Four cents per transaction can add up quickly for a widely used service like PayPal. The service acts as a financial middleman by collecting payments from the credit cards and bank accounts of online buyers and then delivering the money to the sellers through e-mail.
In its last quarterly report, filed in August, PayPal's payment service was operating at a pace that would generate about 115 million transactions annually. At 4 cents apiece, that would translate into $4.6 million annually.
eBay could be held liable for triple damages.
The auctioneer's success, punctuated by a 2002 profit of $250 million, has made it a bigger target for lawsuits.
For example, Virginia inventor Tom Woolston and his company, MercExhange, is seeking to enforce a patent that he says governs the technology used in eBay's auctions. eBay has denied that claim, too.
Founded in 1993, Tumbleweed makes a variety of e-mail software, including encryption tools and spam filters.
Since its inception, the company has lost $270 million, including $205 million in the past three years. Tumbleweed's stock, which peaked at $136 per share in 2000, recently has been trading at about $1.20. To survive, Tumbleweed halved its payroll, to 135 employees.
The troubles contributed to the company's decision to become more aggressive about patent enforcement.
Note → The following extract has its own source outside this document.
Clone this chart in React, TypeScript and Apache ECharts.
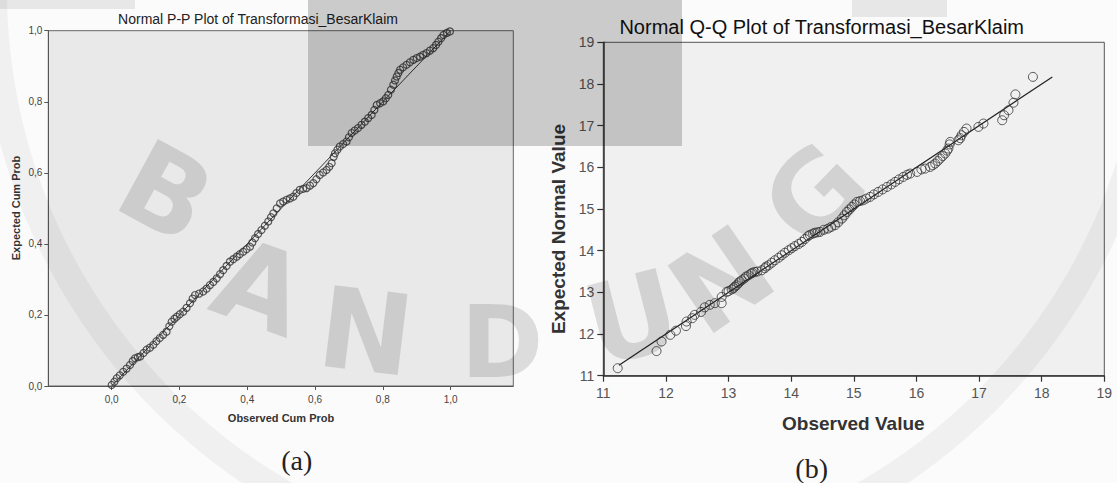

One of the most common defenses against patent claims is to show that a technology had been in public use before it was patented.
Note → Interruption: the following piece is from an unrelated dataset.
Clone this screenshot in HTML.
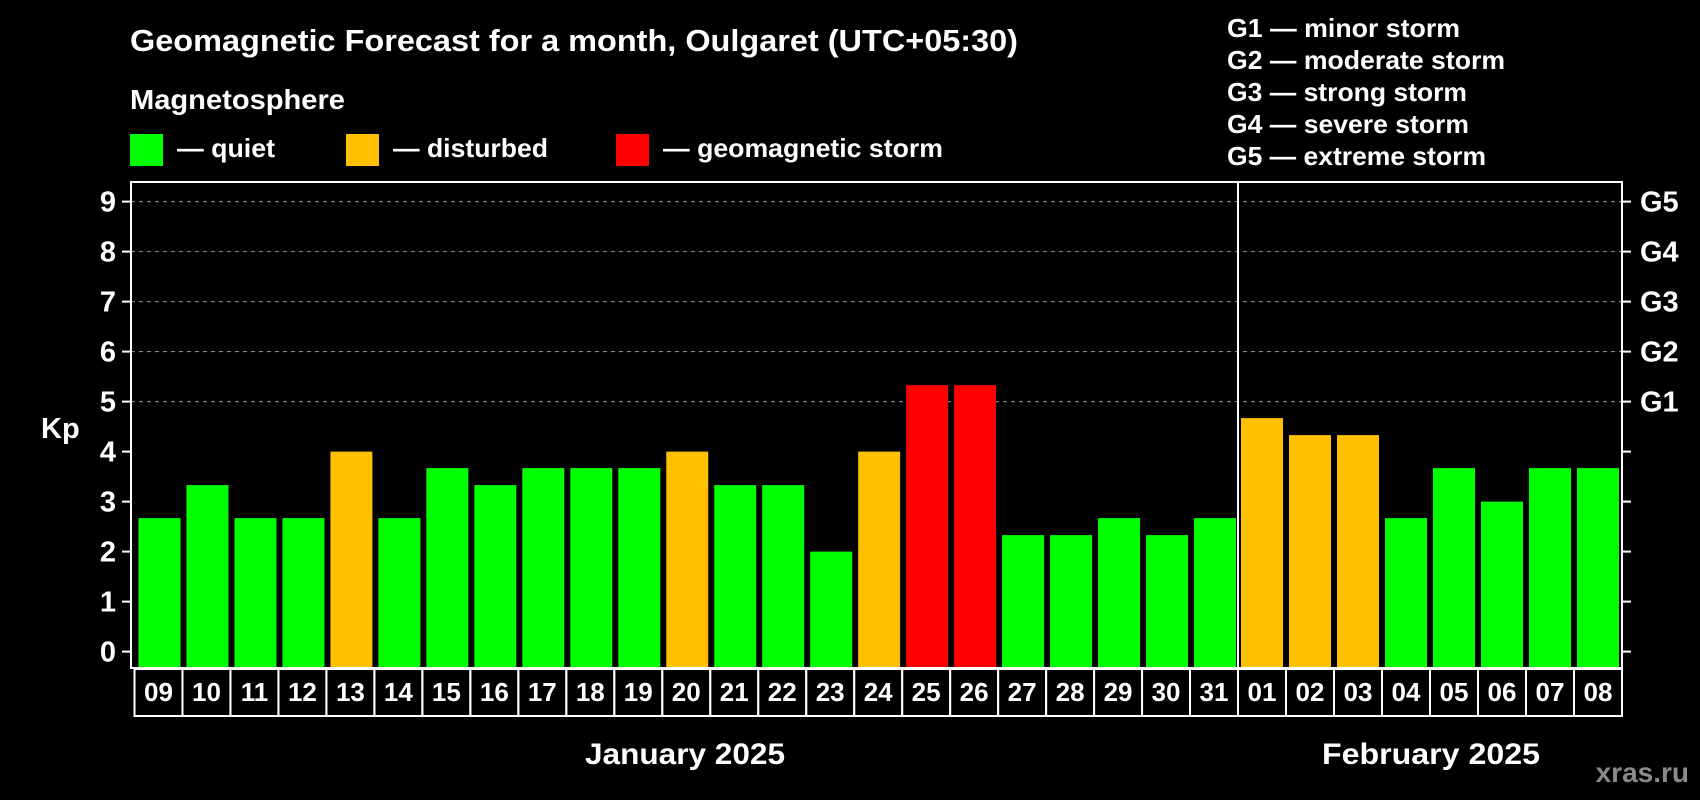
<!DOCTYPE html>
<html><head><meta charset="utf-8"><style>
html,body{margin:0;padding:0;background:#000;width:1700px;height:800px;overflow:hidden}
svg{display:block;font-family:"Liberation Sans",Arial,sans-serif;font-weight:bold}
</style></head><body>
<svg id="chart" width="1700" height="800" viewBox="0 0 1700 800" xmlns="http://www.w3.org/2000/svg">
<rect width="1700" height="800" fill="#000"/>
<text x="130" y="51" fill="#fff" font-size="31" textLength="888" lengthAdjust="spacingAndGlyphs">Geomagnetic Forecast for a month, Oulgaret (UTC+05:30)</text>
<text x="130" y="109" fill="#fff" font-size="28" textLength="215" lengthAdjust="spacingAndGlyphs">Magnetosphere</text>
<g><rect x="130" y="134" width="33" height="32" fill="#00ff00"/><text x="177" y="157" fill="#fff" font-size="26" textLength="98" lengthAdjust="spacingAndGlyphs">— quiet</text></g>
<g><rect x="346" y="134" width="33" height="32" fill="#ffc000"/><text x="393" y="157" fill="#fff" font-size="26" textLength="155" lengthAdjust="spacingAndGlyphs">— disturbed</text></g>
<g><rect x="616" y="134" width="33" height="32" fill="#ff0000"/><text x="663" y="157" fill="#fff" font-size="26" textLength="280" lengthAdjust="spacingAndGlyphs">— geomagnetic storm</text></g>
<g fill="#fff" font-size="26">
<text x="1227" y="37" textLength="233" lengthAdjust="spacingAndGlyphs">G1 — minor storm</text>
<text x="1227" y="69" textLength="278" lengthAdjust="spacingAndGlyphs">G2 — moderate storm</text>
<text x="1227" y="101" textLength="240" lengthAdjust="spacingAndGlyphs">G3 — strong storm</text>
<text x="1227" y="133" textLength="242" lengthAdjust="spacingAndGlyphs">G4 — severe storm</text>
<text x="1227" y="165" textLength="259" lengthAdjust="spacingAndGlyphs">G5 — extreme storm</text>
</g>
<text x="41" y="438" fill="#fff" font-size="29">Kp</text>
<g id="grid"></g><g id="bars"></g><g id="axes"></g><g id="labels"></g>
<text x="685" y="764" fill="#fff" font-size="30" text-anchor="middle" textLength="200" lengthAdjust="spacingAndGlyphs">January 2025</text>
<text x="1431" y="764" fill="#fff" font-size="30" text-anchor="middle" textLength="218" lengthAdjust="spacingAndGlyphs">February 2025</text>
<text x="1689" y="782" fill="#8a8a8a" font-size="28" text-anchor="end">xras.ru</text>
</svg>
<script>
const days = ["09","10","11","12","13","14","15","16","17","18","19","20","21","22","23","24","25","26","27","28","29","30","31","01","02","03","04","05","06","07","08"];
const kp = [2.67,3.33,2.67,2.67,4,2.67,3.67,3.33,3.67,3.67,3.67,4,3.33,3.33,2,4,5.33,5.33,2.33,2.33,2.67,2.33,2.67,4.67,4.33,4.33,2.67,3.67,3,3.67,3.67];
const yTicks = [0,1,2,3,4,5,6,7,8,9];
const gLabels = ["G1","G2","G3","G4","G5"];
const gLevels = [5,6,7,8,9];
const janCount = 23;

const NS="http://www.w3.org/2000/svg";
const L=131,R=1622,T=182,B=668,Y0=651.6,UNIT=50,SEP=1238,START=134.5;
const y=v=>Y0-UNIT*v;
const janStep=(SEP-START)/janCount, febStep=(R-SEP)/(days.length-janCount);
function band(i){return i<janCount?{x:START+i*janStep,w:janStep}:{x:SEP+(i-janCount)*febStep,w:febStep};}
function mk(tag,attrs,parent){const e=document.createElementNS(NS,tag);for(const k in attrs)e.setAttribute(k,attrs[k]);document.getElementById(parent).appendChild(e);return e;}
function color(v){return v>=5?"#ff0000":(v>=4?"#ffc000":"#00ff00");}

gLevels.forEach(v=>{
  const g=mk("line",{x1:L,x2:R,y1:y(v),y2:y(v),stroke:"#999","stroke-width":1,"stroke-dasharray":"4,4"},"grid");
  
  
});
kp.forEach((v,i)=>{
  const b=band(i);
  const bx=i<janCount?b.x+4:b.x+3;
  const r=mk("rect",{x:bx,y:y(v),width:b.w-6,height:B-y(v),fill:color(v)},"bars");
  
  
  const c=mk("rect",{x:b.x,y:669,width:b.w,height:47,fill:"none",stroke:"#fff","stroke-width":2},"labels");
  
  
  const t=mk("text",{x:b.x+b.w/2,y:701,fill:"#fff","font-size":26,"text-anchor":"middle"},"labels");
  t.textContent=days[i];
  
  
});
const fr=mk("rect",{x:L,y:T,width:R-L,height:B-T,fill:"none",stroke:"#fff","stroke-width":2},"axes");


const sp=mk("line",{x1:SEP,x2:SEP,y1:T,y2:B,stroke:"#fff","stroke-width":2},"axes");


yTicks.forEach(v=>{
  const a=mk("line",{x1:122,x2:L,y1:y(v),y2:y(v),stroke:"#fff","stroke-width":2},"axes");
  
  
  const b=mk("line",{x1:R,x2:R+9,y1:y(v),y2:y(v),stroke:"#fff","stroke-width":2},"axes");
  
  
  const t=mk("text",{x:116,y:y(v)+10,fill:"#fff","font-size":29,"text-anchor":"end"},"axes");
  t.textContent=v;
  
  
});
gLabels.forEach((g,i)=>{
  const t=mk("text",{x:1640,y:y(gLevels[i])+10,fill:"#fff","font-size":29},"axes");
  t.textContent=g;
  
  
});
</script>
</body></html>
Behind its public bluster, eBay cautioned in its regulatory filing in November that the claims "could require expensive changes in our methods of doing business or could require us to enter into costly royalty or licensing agreements."
Yahoo! declined to comment on the case, though it denied the claims in court documents.
The case will reach a pivotal stage in July when a federal judge in Oakland, Calif., will begin to determine the scope of Tumbleweed's patent claims.
Smith is sensitive to perceptions around Silicon Valley that Tumbleweed is pursuing patent cases because it couldn't make it as an ongoing business. He makes no apologies.
"Patents exist to protect small inventors like us," Smith said, "not the eBays of the world."